** Start **

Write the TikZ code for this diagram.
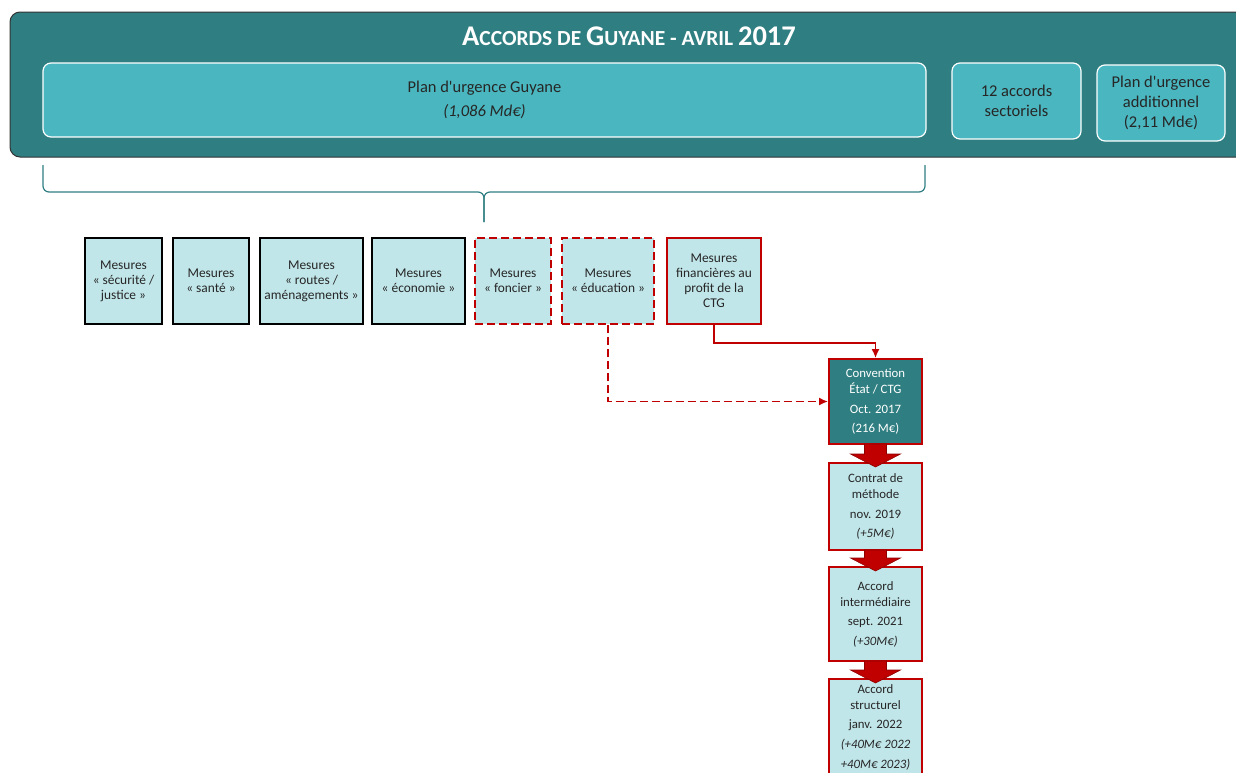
\documentclass[tikz,border=0pt]{standalone}
\usepackage{fontspec}
\setmainfont{Carlito}
\usetikzlibrary{arrows.meta,calc}
\definecolor{sarcelle}{HTML}{2F7E81}
\definecolor{turquoise}{HTML}{4AB6BF}
\definecolor{bleuclair}{HTML}{C1E6E9}
\definecolor{rouge}{HTML}{C00000}
\definecolor{rougefonce}{HTML}{8E0000}
\definecolor{texte}{HTML}{262626}

\begin{document}
\begin{tikzpicture}
  [x=1pt,y=-1pt,every node/.style={align=center,text=texte,inner sep=0pt}]
  \tikzstyle{cadre} = [draw=black!80,fill=sarcelle,rounded corners=10,line width=1pt]
  \tikzstyle{bloc} = [draw=white,fill=turquoise,rounded corners=8,line width=1.2pt,font=\fontsize{16.5}{20}\selectfont]
  \tikzstyle{mesure} = [draw=black,fill=bleuclair,line width=1.3pt,minimum height=86,font=\fontsize{13.4}{15}\selectfont]
  \tikzstyle{pointille} = [mesure,draw=rouge,dash pattern=on 8pt off 4pt,line width=2pt]
  \tikzstyle{etape} = [mesure,draw=rouge,line width=2pt,minimum width=93,font=\fontsize{12.8}{16}\selectfont]
  \tikzstyle{lien} = [draw=rouge,line width=1.5pt,-{Latex[length=9pt,width=8pt]}]
  \tikzstyle{grossefleche} = [fill=rouge,draw=rougefonce,line width=0.6pt]
  \tikzstyle{accolade} = [draw=sarcelle,line width=1.2pt,rounded corners=6]
  \useasboundingbox (0,0) rectangle (1236,772);

  % accords d'avril 2017
  \node[cadre,minimum width=1240,minimum height=145] (accords) at (630,84.5) {};
  \node[text=white,font=\bfseries] (titre) at (629,36)
    {\fontsize{28.5}{30}\selectfont A\fontsize{21.5}{24}\selectfont CCORDS DE
     \fontsize{28.5}{30}\selectfont G\fontsize{21.5}{24}\selectfont UYANE - AVRIL
     \fontsize{28.5}{30}\selectfont 2017};
  \node[bloc,minimum width=883,minimum height=74] (plan) at (484.5,100)
    {Plan d\textquotesingle urgence Guyane\\[4pt]\textit{(1,086 Md€)}};
  \node[bloc,minimum width=129,minimum height=76] (sectoriels) at (1016.5,101)
    {12 accords\\sectoriels};
  \node[bloc,minimum width=128,minimum height=76] (additionnel) at (1161,103)
    {Plan d\textquotesingle urgence\\additionnel\\(2,11 Md€)};

  \draw[accolade] (43,165) -- (43,192) -- (484,192) -- (484,222);
  \draw[accolade] (925,165) -- (925,192) -- (484,192) -- (484,222);

  % mesures du plan d'urgence
  \node[mesure,minimum width=77] (securite) at (123.5,281) {Mesures\\« sécurité /\\justice »};
  \node[mesure,minimum width=76] (sante) at (211,281) {Mesures\\« santé »};
  \node[mesure,minimum width=103] (routes) at (311.5,281) {Mesures\\« routes /\\aménagements »};
  \node[mesure,minimum width=93] (economie) at (418.5,281) {Mesures\\« économie »};
  \node[pointille,minimum width=76] (foncier) at (513,281) {Mesures\\« foncier »};
  \node[pointille,minimum width=92] (educ) at (608,281) {Mesures\\« éducation »};
  \node[mesure,draw=rouge,line width=2pt,minimum width=94] (financ) at (714,281)
    {Mesures\\financières au\\profit de la\\CTG};

  % etapes avec la CTG
  \node[etape,fill=sarcelle,text=white,minimum height=85] (conv) at (875.5,401.5)
    {Convention\\État / CTG\\[4pt]Oct. 2017\\[3pt](216 M€)};
  \node[etape,minimum height=87] (contrat) at (875.5,506.5)
    {Contrat de\\méthode\\[4pt]nov. 2019\\[3pt]\textit{(+5M€)}};
  \node[etape,minimum height=94] (inter) at (875.5,614)
    {Accord\\intermédiaire\\[3pt]sept. 2021\\[4pt]\textit{(+30M€)}};
  \node[etape,minimum height=96] (struct) at (875.5,727)
    {Accord\\structurel\\[3pt]janv. 2022\\[4pt]\textit{(+40M€ 2022}\\[4pt]\textit{+40M€ 2023)}};

  \draw[lien] (financ.south) -- ++(0,18) -| (conv.north);
  \draw[lien,dash pattern=on 8pt off 4pt] (educ.south) |- (conv.west);

\foreach \haut/\bas in {conv/contrat,contrat/inter,inter/struct}
   \draw[grossefleche] ($(\haut.south)+(-11,-1)$) -- ($(\bas.north)+(-11,-8)$)
     -- ($(\bas.north)+(-25,-8)$) -- ($(\bas.north)+(0,5)$) -- ($(\bas.north)+(25,-8)$)
     -- ($(\bas.north)+(11,-8)$) -- ($(\haut.south)+(11,-1)$) -- cycle;

\end{tikzpicture}
\end{document}
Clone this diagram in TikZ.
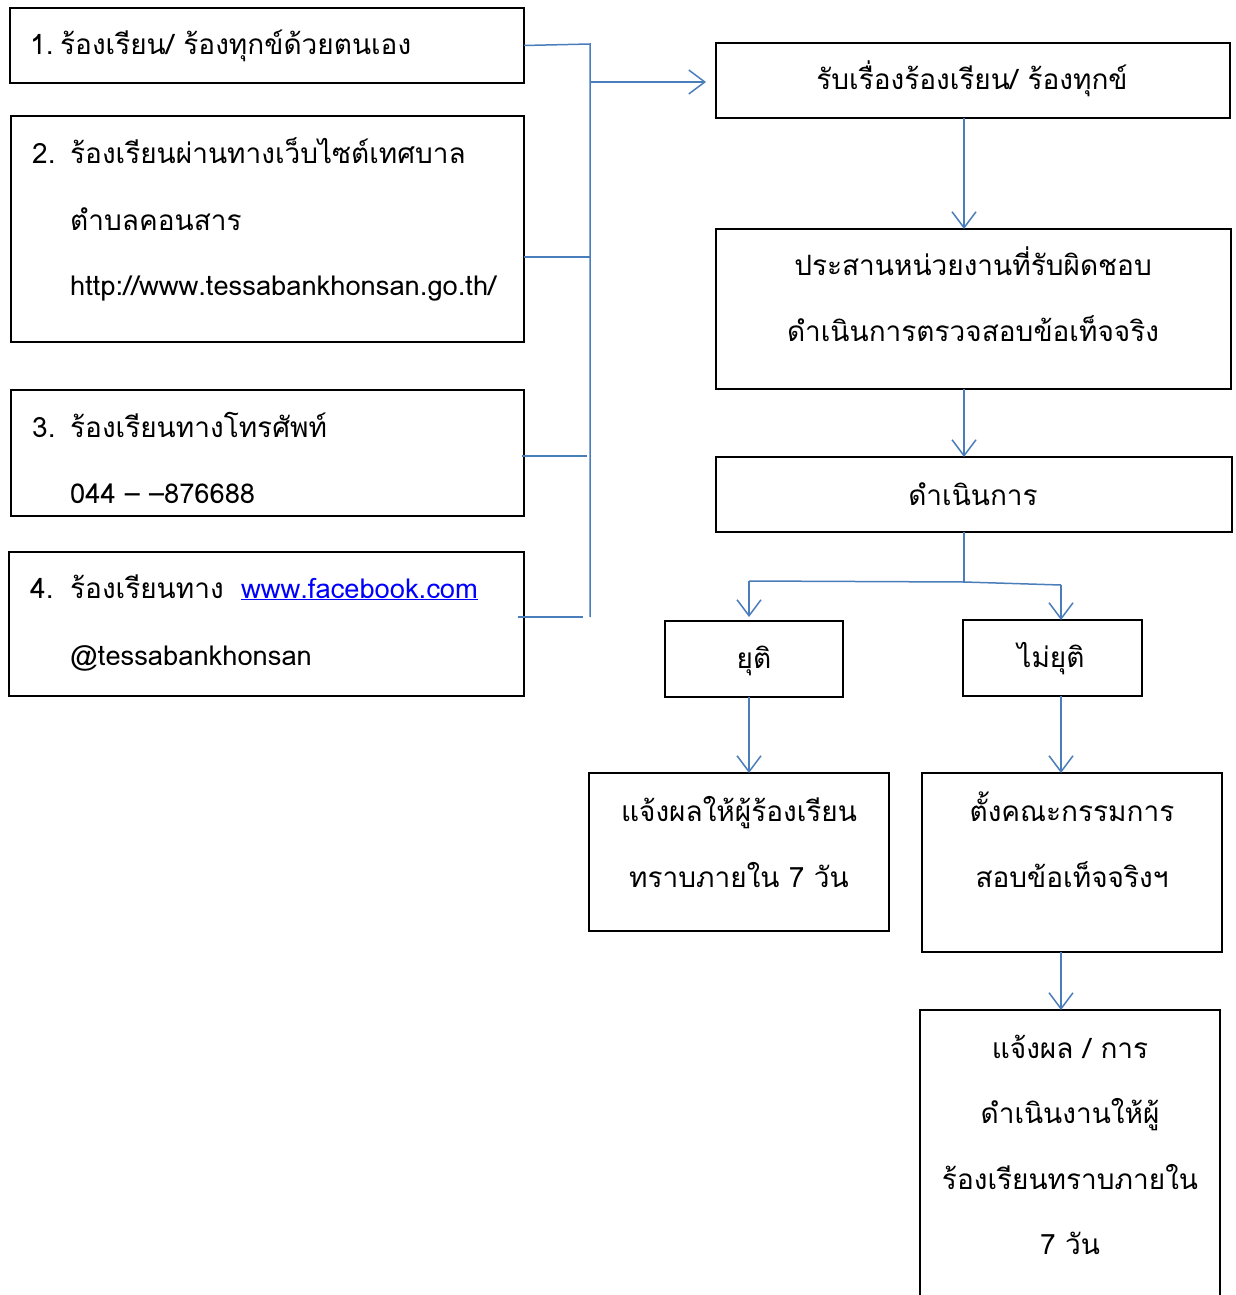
\documentclass[tikz,border=0pt]{standalone}
\usepackage{fontspec}
\newfontfamily\thai[Script=Thai]{Loma}
\usetikzlibrary{arrows.meta}
\definecolor{connblue}{HTML}{4A7EBB}
\definecolor{linkblue}{HTML}{0000FF}
\begin{document}
\begin{tikzpicture}[x=1pt,y=-1pt,
  box/.style={draw=black,line width=1.6pt,inner sep=0pt,outer sep=0pt,anchor=north west},
  txt/.style={font=\thai\fontsize{28}{34}\selectfont,inner sep=0pt,anchor=base west},
  ltxt/.style={font=\thai\fontsize{27.3}{34}\selectfont,inner sep=0pt,anchor=base west},
  ctxt/.style={font=\thai\fontsize{28}{34}\selectfont,inner sep=0pt,anchor=base},
  conn/.style={draw=connblue,line width=1.5pt},
  arr/.style={conn,-{Straight Barb[length=16pt,width=24pt,line width=1.5pt]}}]
\useasboundingbox (0,0) rectangle (1236,1295);
\clip (0,0) rectangle (1236,1295);

% left boxes
\node[box,minimum width=514pt,minimum height=75pt] (B1) at (10,8) {};
\node[box,minimum width=513pt,minimum height=226pt] (B2) at (11,116) {};
\node[box,minimum width=513pt,minimum height=126pt] (B3) at (11,390) {};
\node[box,minimum width=515pt,minimum height=144pt] (B4) at (9,552) {};

\node[txt] (n1) at (30,55) {1.};
\node[txt] (t1) at (60,55) {ร้องเรียน/ ร้องทุกข์ด้วยตนเอง};
\node[txt] (n2) at (32,163) {2.};
\node[txt] (t2a) at (70,163) {ร้องเรียนผ่านทางเว็บไซต์เทศบาล};
\node[txt] (t2b) at (70,230) {ตำบลคอนสาร};
\node[ltxt] (t2c) at (70,295) {http://www.tessabankhonsan.go.th/};
\node[txt] (n3) at (32,437) {3.};
\node[txt] (t3a) at (70,437) {ร้องเรียนทางโทรศัพท์};
\node[ltxt] (t3b) at (70,503) {044 – –876688};
\node[txt] (n4) at (30,598) {4.};
\node[txt] (t4a) at (70,598) {ร้องเรียนทาง};
\node[ltxt] (t4l) at (241,598) {\textcolor{linkblue}{\underline{www.facebook.com}}};
\node[ltxt] (t4b) at (70,665) {@tessabankhonsan};

% right column boxes
\node[box,minimum width=514pt,minimum height=75pt] (R1) at (716,43) {};
\node[box,minimum width=515pt,minimum height=160pt] (R2) at (716,229) {};
\node[box,minimum width=516pt,minimum height=75pt] (R3) at (716,457) {};
\node[box,minimum width=178pt,minimum height=76pt] (Y) at (665,621) {};
\node[box,minimum width=179pt,minimum height=76pt] (N) at (963,620) {};
\node[box,minimum width=300pt,minimum height=158pt] (Ny) at (589,773) {};
\node[box,minimum width=300pt,minimum height=179pt] (C) at (922,773) {};
\node[box,minimum width=300pt,minimum height=320pt] (F) at (920,1010) {};

\node[ctxt] (r1) at (972,90) {รับเรื่องร้องเรียน/ ร้องทุกข์};
\node[ctxt] (r2a) at (973,275) {ประสานหน่วยงานที่รับผิดชอบ};
\node[ctxt] (r2b) at (973,341) {ดำเนินการตรวจสอบข้อเท็จจริง};
\node[ctxt] (r3) at (973,505) {ดำเนินการ};
\node[ctxt] (ty) at (754,668) {ยุติ};
\node[ctxt] (tn) at (1051,667) {ไม่ยุติ};
\node[ctxt] (tny1) at (739,821) {แจ้งผลให้ผู้ร้องเรียน};
\node[ctxt] (tny2) at (739,887) {ทราบภายใน 7 วัน};
\node[ctxt] (tc1) at (1072,821) {ตั้งคณะกรรมการ};
\node[ctxt] (tc2) at (1072,887) {สอบข้อเท็จจริงฯ};
\node[ctxt] (tf1) at (1070,1058) {แจ้งผล / การ};
\node[ctxt] (tf2) at (1070,1123) {ดำเนินงานให้ผู้};
\node[ctxt] (tf3) at (1070,1189) {ร้องเรียนทราบภายใน};
\node[ctxt] (tf4) at (1070,1254) {7 วัน};

% connector coordinates
\coordinate (bar1) at (590,44);
\coordinate (bar2) at (590,257);
\coordinate (bar3) at (587,456);
\coordinate (bar4) at (583,617);
\coordinate (barE) at (590,617);
\coordinate (barA) at (590,82);
\coordinate (cx) at (964,0);
\coordinate (split) at (964,582);
\coordinate (yl) at (749,581);
\coordinate (yr) at (1061,585);
\coordinate (fx) at (1061,0);

% connectors from left boxes
\draw[conn] (B1.east) -- (bar1) -- (barE);
\draw[conn] (B2.east |- bar2) -- (bar2);
\draw[conn] (522,456) -- (bar3);
\draw[conn] (518,617) -- (bar4);
\draw[arr] (barA) -- ([xshift=-10pt]R1.west |- barA);

% right column flow
\draw[arr] (R1.south -| cx) -- (R2.north -| cx);
\draw[arr] (R2.south -| cx) -- (R3.north -| cx);
\draw[conn] (R3.south -| cx) -- (split);
\draw[conn] (yl) -- (split) -- (yr);
\draw[arr] (yl) -- ([yshift=4pt]yl |- Y.north);
\draw[arr] (yr) -- (yr |- N.north);
\draw[arr] (Y.south -| yl) -- (Ny.north -| yl);
\draw[arr] (N.south -| fx) -- (C.north -| fx);
\draw[arr] (C.south -| fx) -- (F.north -| fx);
\end{tikzpicture}
\end{document}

** End **

**What you have to do**. Give again, word for word, every line from the top of the data above to the line holding "(925,192) -- (484,192) -- (484,222);", inclusive, with the pictures left out.

**Correct answer**.
Write the TikZ code for this diagram.
\documentclass[tikz,border=0pt]{standalone}
\usepackage{fontspec}
\setmainfont{Carlito}
\usetikzlibrary{arrows.meta,calc}
\definecolor{sarcelle}{HTML}{2F7E81}
\definecolor{turquoise}{HTML}{4AB6BF}
\definecolor{bleuclair}{HTML}{C1E6E9}
\definecolor{rouge}{HTML}{C00000}
\definecolor{rougefonce}{HTML}{8E0000}
\definecolor{texte}{HTML}{262626}

\begin{document}
\begin{tikzpicture}
  [x=1pt,y=-1pt,every node/.style={align=center,text=texte,inner sep=0pt}]
  \tikzstyle{cadre} = [draw=black!80,fill=sarcelle,rounded corners=10,line width=1pt]
  \tikzstyle{bloc} = [draw=white,fill=turquoise,rounded corners=8,line width=1.2pt,font=\fontsize{16.5}{20}\selectfont]
  \tikzstyle{mesure} = [draw=black,fill=bleuclair,line width=1.3pt,minimum height=86,font=\fontsize{13.4}{15}\selectfont]
  \tikzstyle{pointille} = [mesure,draw=rouge,dash pattern=on 8pt off 4pt,line width=2pt]
  \tikzstyle{etape} = [mesure,draw=rouge,line width=2pt,minimum width=93,font=\fontsize{12.8}{16}\selectfont]
  \tikzstyle{lien} = [draw=rouge,line width=1.5pt,-{Latex[length=9pt,width=8pt]}]
  \tikzstyle{grossefleche} = [fill=rouge,draw=rougefonce,line width=0.6pt]
  \tikzstyle{accolade} = [draw=sarcelle,line width=1.2pt,rounded corners=6]
  \useasboundingbox (0,0) rectangle (1236,772);

  % accords d'avril 2017
  \node[cadre,minimum width=1240,minimum height=145] (accords) at (630,84.5) {};
  \node[text=white,font=\bfseries] (titre) at (629,36)
    {\fontsize{28.5}{30}\selectfont A\fontsize{21.5}{24}\selectfont CCORDS DE
     \fontsize{28.5}{30}\selectfont G\fontsize{21.5}{24}\selectfont UYANE - AVRIL
     \fontsize{28.5}{30}\selectfont 2017};
  \node[bloc,minimum width=883,minimum height=74] (plan) at (484.5,100)
    {Plan d\textquotesingle urgence Guyane\\[4pt]\textit{(1,086 Md€)}};
  \node[bloc,minimum width=129,minimum height=76] (sectoriels) at (1016.5,101)
    {12 accords\\sectoriels};
  \node[bloc,minimum width=128,minimum height=76] (additionnel) at (1161,103)
    {Plan d\textquotesingle urgence\\additionnel\\(2,11 Md€)};

  \draw[accolade] (43,165) -- (43,192) -- (484,192) -- (484,222);
  \draw[accolade] (925,165) -- (925,192) -- (484,192) -- (484,222);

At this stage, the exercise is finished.